WEX also incorporates some smaller lexicons and other reference material we’ve worked up over the years. So for the moment, it’s mostly old wine in new bottles. It’s the new form of the container that’s exciting. We’ve noticed a lot of interesting synergies that come simply from putting all of this material in one densely-interlinked place. And the software that stores and presents the information also allows us to (easily) invite others to collaborate with us in creating new articles and definitions and other explanatory material. This will allow us to make WEX far wider and deeper than we would be able to if it were just the five of us working on it . . . .

Some of you will recognize this as an effort that is similar to

Wikipedia (and indeed we use the same underlying software, with some

modifications). For reasons I won’t take time to explain in this note . . . we’ve opted not to follow Wikipedia’s wide-open approach to collaboration. We believe it creates many quality-control issues, so instead we are opting to work with a vetted pool of volunteers. I hope that many of you will seek to join us — we have a lot to teach each other. . . .
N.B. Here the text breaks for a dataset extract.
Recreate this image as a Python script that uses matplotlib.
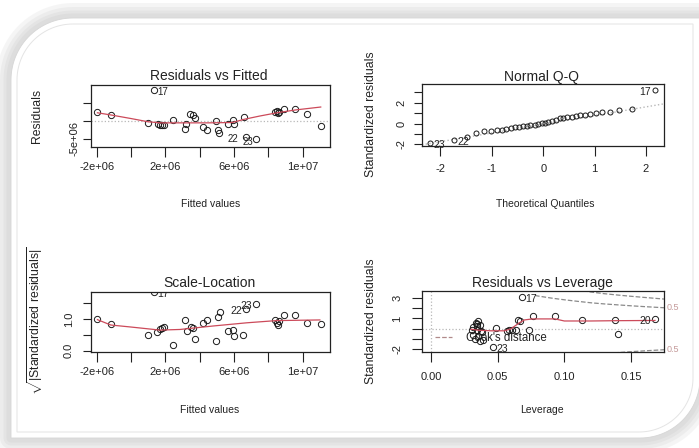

I explored the Wiki issue more with Tom, and he said that the hope is that Wex will avoid the problem of a completely invited pool of authors (small coverage) and the truly random selection of Wiki. He continued:

[This is part of a] deliberate decision to blur the

lines between dictionary, glossary, encyclopedia, and

fact-pattern-to-formal-concept-translator. We have always believed that at least a part of our job as aggregators of legal information on the Net is simply to provide opportunities for self-education. At the end of the day that probably makes us closer in spirit to those who launched the 19th-century public library movement than we are to formal encyclopedists. And part of the idea of Wex is that if you densely interconnect a series of intellectual entry points you create a kind of critical mass for learning. In that sense Wex is more of a teaching tool than it is a codification of legal knowledge, and frankly I’m hoping it will put on display a whole lot of definitional and introductory material that’s kept in the desk drawers of law teachers and hauled out once a year in the first few days of a class.

A question I am still left with is why would people with “specialized expertise in law” use their time to publish (currently anonymous) entries? Such folks have significant time-constraints, and presumably Wex is competing with, say, blogging, writing editorials, writing paid encyclopedia entries, and (most of all) writing scholarship. Wex doesn’t seem to allow for named authorship, and explicitly discourages authors who wish to “to advertise their expertise for commercial reasons, or who have some political or intellectual axe to grind.” So, you can’t brag about yourself, push your pet theory, make money, or get explicit credit. What economic theory would then explain posting on Wex? Or, as I sometimes ask my students, WWPS [What Would Posner Say?]

Regardless, a very interesting new project, that will only get better as they integrate more content. [My first suggestion: pull in Larry Solum's Legal Theory Lexicon.]


Go check it out.


 November 18, 2005 at 8:55 pm   Posted in: Technology, Wiki   Print This Post Print This Post

Responses (1)

  1. Simon - November 19, 2005 at 5:48 pm

    Should this be seen as having the diametric opposite problem to Wikipedia? Wikipedia’s great strength is that anyone can edit it; it’s main problem is, of course, that anyone can edit it. LII seem to be going to the opposite extreme: they will get total editorial discretion, but only at the price of narrowing the growth.